## [Problem statement]
Find the line with "Emit a component" and the line with "Chart.register(...registerables);", then repeat both of them and every line in between exactly. Omit the pictures.

** Begin Data provided **

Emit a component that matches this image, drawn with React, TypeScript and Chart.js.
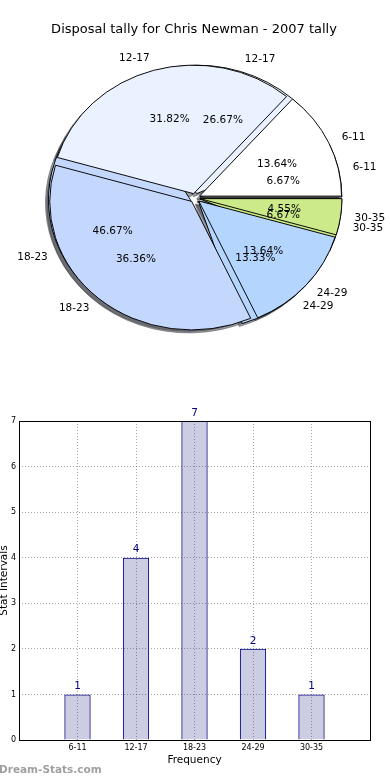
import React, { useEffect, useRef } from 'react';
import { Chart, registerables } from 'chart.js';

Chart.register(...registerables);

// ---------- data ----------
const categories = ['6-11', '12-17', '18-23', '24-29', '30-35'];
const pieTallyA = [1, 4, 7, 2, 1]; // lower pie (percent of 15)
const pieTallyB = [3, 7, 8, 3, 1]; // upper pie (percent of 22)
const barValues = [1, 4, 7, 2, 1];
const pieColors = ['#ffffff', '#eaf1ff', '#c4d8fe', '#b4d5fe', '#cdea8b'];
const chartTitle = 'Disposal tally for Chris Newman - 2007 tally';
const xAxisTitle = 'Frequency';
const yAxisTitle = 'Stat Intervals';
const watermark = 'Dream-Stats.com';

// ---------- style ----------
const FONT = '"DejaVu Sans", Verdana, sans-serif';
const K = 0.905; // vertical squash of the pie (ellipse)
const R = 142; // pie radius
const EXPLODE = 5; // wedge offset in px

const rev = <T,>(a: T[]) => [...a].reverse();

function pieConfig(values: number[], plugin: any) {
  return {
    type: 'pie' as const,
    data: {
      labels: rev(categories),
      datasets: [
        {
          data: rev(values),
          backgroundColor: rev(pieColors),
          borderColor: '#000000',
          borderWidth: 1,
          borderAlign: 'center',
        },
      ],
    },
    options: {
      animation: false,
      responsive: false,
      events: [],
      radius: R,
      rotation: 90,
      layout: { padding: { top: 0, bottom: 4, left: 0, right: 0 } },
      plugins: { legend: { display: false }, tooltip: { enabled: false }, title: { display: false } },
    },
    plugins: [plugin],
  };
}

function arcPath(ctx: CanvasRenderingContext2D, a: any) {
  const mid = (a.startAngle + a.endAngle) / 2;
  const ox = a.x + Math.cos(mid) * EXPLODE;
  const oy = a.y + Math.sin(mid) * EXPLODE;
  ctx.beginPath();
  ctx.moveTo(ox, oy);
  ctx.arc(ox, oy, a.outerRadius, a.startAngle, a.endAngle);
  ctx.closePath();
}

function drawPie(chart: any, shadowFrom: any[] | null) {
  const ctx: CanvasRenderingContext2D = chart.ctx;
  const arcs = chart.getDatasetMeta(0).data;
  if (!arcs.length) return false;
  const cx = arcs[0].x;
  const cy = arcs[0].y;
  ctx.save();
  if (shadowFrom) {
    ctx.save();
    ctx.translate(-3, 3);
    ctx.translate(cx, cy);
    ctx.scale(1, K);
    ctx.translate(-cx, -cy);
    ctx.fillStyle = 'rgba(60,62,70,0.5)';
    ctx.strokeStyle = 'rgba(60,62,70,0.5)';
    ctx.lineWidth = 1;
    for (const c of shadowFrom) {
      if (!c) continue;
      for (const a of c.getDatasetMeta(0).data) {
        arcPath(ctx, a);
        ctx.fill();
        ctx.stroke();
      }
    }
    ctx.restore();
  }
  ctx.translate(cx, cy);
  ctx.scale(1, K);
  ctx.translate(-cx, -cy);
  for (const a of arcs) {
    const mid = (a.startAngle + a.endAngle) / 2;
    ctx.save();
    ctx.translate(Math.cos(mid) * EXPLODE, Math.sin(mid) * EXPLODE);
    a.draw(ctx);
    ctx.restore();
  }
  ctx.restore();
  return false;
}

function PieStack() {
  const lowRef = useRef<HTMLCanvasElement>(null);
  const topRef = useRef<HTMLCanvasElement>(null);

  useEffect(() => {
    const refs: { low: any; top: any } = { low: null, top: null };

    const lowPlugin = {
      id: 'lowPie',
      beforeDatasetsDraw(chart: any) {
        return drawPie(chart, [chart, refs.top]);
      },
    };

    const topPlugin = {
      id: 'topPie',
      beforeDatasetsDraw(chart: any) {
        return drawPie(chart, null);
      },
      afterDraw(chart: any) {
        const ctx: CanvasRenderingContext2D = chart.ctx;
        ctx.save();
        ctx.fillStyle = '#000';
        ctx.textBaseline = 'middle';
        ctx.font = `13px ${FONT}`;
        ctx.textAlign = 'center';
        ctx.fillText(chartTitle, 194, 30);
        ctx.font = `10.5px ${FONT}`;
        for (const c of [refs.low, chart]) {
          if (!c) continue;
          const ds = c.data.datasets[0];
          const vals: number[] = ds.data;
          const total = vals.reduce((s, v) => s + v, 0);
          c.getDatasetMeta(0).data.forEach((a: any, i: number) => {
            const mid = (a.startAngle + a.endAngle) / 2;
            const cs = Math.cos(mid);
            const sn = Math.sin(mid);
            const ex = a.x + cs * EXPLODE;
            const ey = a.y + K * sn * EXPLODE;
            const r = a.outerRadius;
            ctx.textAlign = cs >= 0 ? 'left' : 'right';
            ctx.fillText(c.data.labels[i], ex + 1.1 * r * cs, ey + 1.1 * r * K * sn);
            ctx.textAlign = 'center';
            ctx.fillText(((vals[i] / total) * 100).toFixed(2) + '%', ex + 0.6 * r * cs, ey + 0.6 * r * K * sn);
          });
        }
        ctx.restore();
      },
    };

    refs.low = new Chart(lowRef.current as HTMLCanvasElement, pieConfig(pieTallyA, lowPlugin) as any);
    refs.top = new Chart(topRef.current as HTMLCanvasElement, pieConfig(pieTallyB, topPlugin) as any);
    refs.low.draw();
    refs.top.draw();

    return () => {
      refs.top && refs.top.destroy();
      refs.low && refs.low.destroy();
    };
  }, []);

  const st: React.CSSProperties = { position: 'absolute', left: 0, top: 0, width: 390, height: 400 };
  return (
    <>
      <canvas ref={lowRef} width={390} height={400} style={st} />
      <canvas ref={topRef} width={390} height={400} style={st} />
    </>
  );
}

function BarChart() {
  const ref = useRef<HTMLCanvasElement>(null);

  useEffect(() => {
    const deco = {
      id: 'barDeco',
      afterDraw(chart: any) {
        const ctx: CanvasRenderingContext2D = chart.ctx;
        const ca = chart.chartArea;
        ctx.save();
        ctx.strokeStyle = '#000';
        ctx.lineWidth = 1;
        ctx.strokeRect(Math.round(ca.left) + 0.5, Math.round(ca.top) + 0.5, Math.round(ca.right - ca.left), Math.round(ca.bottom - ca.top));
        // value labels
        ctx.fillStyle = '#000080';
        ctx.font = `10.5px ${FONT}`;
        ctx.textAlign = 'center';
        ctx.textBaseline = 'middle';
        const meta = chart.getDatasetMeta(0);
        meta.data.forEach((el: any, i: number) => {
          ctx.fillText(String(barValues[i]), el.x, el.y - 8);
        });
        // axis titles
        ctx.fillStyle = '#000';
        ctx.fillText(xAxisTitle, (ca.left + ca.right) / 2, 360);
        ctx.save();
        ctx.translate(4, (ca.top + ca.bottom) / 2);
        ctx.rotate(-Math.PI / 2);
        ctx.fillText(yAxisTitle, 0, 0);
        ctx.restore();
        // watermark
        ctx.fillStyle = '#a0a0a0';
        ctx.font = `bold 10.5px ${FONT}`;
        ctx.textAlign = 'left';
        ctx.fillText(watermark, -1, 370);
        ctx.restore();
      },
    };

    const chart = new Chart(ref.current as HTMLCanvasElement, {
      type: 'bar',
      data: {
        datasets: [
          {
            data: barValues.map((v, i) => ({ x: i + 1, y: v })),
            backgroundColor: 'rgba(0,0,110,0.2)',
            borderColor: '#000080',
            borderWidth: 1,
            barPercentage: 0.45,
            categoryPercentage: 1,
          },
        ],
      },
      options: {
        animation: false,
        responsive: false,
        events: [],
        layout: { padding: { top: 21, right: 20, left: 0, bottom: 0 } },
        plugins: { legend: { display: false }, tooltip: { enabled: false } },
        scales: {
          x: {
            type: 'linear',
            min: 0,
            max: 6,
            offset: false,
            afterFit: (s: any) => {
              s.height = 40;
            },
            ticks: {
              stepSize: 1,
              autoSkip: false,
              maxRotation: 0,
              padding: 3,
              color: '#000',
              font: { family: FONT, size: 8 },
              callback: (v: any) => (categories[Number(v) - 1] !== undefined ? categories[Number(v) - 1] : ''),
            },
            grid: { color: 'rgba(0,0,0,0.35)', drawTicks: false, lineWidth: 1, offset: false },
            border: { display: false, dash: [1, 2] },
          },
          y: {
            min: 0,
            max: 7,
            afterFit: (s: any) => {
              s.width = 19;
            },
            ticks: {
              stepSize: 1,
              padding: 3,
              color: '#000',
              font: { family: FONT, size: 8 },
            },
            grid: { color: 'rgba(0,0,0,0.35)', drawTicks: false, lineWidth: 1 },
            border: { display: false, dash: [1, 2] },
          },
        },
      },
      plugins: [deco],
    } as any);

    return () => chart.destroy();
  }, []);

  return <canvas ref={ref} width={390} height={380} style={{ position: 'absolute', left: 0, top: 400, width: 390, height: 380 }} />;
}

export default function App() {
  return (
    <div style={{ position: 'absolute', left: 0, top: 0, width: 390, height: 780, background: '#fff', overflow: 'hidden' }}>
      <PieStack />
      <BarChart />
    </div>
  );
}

** End Data provided **
** Begin Data provided **

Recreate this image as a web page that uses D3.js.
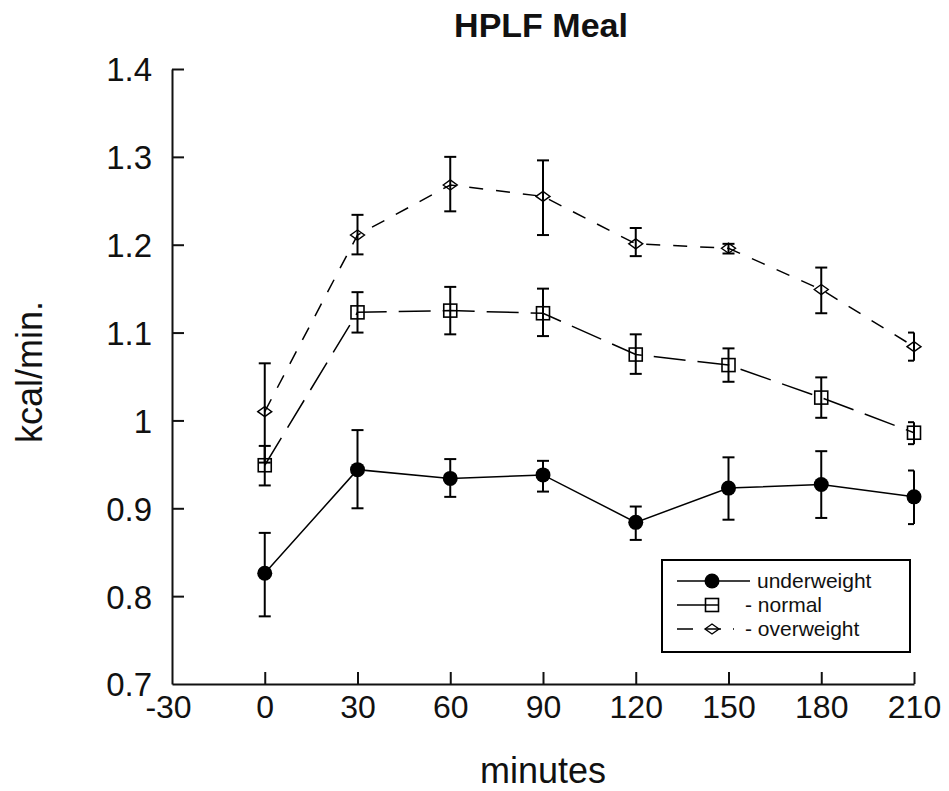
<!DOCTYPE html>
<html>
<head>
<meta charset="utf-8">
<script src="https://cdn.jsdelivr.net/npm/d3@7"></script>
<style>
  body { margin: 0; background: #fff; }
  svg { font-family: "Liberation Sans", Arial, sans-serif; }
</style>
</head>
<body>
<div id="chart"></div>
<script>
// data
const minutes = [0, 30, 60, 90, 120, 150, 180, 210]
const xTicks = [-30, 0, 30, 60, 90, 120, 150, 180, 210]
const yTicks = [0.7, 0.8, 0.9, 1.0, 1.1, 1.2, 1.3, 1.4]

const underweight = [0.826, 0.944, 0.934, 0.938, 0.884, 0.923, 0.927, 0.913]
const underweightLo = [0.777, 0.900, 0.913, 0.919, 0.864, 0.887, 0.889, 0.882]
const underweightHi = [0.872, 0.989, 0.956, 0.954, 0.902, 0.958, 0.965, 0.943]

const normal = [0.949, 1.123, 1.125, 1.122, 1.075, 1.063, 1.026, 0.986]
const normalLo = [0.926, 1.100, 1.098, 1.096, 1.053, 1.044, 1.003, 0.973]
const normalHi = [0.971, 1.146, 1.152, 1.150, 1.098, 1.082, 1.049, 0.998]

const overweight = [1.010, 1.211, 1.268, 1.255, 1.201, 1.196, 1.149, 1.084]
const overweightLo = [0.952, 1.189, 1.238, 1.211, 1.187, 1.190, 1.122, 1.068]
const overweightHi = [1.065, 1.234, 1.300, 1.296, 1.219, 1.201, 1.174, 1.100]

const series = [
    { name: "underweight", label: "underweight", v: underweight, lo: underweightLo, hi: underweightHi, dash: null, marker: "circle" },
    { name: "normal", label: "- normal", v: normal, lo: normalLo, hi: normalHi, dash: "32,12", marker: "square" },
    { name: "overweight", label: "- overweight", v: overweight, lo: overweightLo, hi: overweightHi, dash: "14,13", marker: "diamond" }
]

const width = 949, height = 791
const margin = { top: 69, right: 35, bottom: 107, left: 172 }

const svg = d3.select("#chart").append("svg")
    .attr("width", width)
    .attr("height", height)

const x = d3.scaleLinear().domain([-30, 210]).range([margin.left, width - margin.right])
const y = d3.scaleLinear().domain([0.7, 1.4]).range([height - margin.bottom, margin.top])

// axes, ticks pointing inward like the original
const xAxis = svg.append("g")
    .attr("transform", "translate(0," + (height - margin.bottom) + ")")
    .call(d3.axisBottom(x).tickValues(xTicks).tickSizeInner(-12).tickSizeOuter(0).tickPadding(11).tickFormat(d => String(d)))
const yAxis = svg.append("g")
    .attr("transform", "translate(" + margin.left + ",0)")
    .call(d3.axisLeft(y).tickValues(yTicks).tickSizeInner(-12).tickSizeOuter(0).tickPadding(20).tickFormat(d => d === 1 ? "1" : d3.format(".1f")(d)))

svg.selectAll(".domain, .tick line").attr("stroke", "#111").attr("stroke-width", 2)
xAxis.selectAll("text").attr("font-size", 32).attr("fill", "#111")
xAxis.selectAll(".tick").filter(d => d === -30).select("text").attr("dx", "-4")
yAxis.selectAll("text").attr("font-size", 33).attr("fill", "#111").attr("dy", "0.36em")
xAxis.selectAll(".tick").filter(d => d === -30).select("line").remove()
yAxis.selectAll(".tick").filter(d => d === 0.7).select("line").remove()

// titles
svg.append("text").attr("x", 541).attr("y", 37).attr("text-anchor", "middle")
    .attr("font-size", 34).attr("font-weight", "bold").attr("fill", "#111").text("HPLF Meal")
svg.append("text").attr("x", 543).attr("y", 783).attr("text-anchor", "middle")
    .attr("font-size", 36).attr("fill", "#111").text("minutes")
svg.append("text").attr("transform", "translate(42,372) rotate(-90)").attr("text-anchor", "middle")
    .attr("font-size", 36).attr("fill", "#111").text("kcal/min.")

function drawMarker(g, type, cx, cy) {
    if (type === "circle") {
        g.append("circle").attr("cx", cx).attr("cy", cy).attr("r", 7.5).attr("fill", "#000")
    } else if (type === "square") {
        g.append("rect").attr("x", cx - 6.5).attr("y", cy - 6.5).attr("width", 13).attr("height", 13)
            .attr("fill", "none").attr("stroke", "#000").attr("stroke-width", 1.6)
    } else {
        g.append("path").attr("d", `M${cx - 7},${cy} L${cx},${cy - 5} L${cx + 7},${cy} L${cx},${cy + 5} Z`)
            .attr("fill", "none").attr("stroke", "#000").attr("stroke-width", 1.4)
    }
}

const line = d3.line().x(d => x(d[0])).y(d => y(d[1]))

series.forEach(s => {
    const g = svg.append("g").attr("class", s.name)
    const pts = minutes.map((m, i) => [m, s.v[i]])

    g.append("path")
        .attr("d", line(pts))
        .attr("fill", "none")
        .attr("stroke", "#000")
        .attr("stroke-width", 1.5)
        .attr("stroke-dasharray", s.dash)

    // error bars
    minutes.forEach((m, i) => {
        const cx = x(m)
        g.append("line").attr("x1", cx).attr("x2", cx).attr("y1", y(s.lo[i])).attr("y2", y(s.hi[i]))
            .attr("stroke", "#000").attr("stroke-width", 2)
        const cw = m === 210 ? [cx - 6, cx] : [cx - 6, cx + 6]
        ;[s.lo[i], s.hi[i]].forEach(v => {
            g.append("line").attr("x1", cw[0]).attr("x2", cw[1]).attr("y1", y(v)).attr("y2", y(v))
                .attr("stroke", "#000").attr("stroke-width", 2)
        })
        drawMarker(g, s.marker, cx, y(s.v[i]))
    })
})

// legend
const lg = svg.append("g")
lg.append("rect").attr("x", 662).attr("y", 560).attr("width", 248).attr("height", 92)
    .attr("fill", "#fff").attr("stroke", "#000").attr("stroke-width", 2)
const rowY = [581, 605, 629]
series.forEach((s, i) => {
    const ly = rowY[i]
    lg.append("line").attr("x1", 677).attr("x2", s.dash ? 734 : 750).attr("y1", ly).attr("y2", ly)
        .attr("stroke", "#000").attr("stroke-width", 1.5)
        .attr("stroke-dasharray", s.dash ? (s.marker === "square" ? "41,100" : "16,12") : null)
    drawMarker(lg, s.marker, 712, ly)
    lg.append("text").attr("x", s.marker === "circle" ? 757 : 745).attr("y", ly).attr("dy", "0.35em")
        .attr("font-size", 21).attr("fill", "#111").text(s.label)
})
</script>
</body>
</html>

** End Data provided **
** Begin Data provided **

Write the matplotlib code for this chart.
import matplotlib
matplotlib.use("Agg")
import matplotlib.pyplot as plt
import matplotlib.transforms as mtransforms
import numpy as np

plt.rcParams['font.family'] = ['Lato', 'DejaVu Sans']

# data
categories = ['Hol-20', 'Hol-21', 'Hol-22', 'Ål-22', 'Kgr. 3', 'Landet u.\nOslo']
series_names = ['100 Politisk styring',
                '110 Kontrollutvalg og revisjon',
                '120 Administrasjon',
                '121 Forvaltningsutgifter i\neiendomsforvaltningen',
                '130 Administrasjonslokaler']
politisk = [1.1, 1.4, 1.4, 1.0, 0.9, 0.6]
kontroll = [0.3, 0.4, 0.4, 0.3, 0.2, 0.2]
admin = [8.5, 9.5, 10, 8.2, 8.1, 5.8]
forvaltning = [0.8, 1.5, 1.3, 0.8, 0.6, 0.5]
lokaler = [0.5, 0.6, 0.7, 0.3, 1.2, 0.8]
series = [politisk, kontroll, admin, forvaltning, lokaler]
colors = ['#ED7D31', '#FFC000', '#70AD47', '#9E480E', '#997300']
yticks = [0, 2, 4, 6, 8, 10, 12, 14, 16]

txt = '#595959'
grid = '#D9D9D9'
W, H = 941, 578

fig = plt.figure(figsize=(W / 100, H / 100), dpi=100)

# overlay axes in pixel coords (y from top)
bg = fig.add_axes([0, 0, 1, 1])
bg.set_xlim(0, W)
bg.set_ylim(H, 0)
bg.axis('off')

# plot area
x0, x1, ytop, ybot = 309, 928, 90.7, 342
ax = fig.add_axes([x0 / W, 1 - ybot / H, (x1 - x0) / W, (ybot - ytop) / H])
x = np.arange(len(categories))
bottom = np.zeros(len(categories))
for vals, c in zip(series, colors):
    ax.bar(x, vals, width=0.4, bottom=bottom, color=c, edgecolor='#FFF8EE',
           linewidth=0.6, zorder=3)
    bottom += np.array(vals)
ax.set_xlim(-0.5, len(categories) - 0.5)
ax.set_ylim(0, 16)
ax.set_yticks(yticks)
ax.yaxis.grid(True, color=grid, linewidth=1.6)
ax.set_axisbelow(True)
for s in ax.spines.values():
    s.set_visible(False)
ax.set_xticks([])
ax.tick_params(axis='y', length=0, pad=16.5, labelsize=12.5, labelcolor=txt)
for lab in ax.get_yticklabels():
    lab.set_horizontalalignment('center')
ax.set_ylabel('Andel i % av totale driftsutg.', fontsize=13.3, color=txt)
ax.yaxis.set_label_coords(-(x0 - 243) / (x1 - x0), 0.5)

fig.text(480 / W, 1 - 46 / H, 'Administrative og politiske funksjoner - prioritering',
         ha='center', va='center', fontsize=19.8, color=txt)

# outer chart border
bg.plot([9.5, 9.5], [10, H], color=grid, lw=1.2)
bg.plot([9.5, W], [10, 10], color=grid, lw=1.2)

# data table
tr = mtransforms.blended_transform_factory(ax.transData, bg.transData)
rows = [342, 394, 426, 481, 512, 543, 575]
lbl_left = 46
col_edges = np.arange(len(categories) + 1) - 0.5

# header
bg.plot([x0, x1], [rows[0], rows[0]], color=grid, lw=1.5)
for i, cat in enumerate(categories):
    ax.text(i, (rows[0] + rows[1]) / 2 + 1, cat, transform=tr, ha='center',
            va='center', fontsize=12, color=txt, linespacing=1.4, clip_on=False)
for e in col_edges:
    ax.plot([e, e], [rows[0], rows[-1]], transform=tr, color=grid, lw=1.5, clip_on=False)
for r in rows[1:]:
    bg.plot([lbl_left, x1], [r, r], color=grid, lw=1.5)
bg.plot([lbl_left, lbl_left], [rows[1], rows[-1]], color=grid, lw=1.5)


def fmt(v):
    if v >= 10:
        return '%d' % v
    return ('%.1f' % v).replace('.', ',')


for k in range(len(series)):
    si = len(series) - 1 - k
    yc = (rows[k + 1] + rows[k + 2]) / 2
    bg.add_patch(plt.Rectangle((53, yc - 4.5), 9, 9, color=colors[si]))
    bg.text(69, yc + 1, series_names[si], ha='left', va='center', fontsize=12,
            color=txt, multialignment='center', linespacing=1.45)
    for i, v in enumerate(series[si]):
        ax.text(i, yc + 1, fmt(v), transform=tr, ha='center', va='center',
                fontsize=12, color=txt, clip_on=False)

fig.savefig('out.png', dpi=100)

** End Data provided **

## [Right answer]
Emit a component that matches this image, drawn with React, TypeScript and Chart.js.
import React, { useEffect, useRef } from 'react';
import { Chart, registerables } from 'chart.js';

Chart.register(...registerables);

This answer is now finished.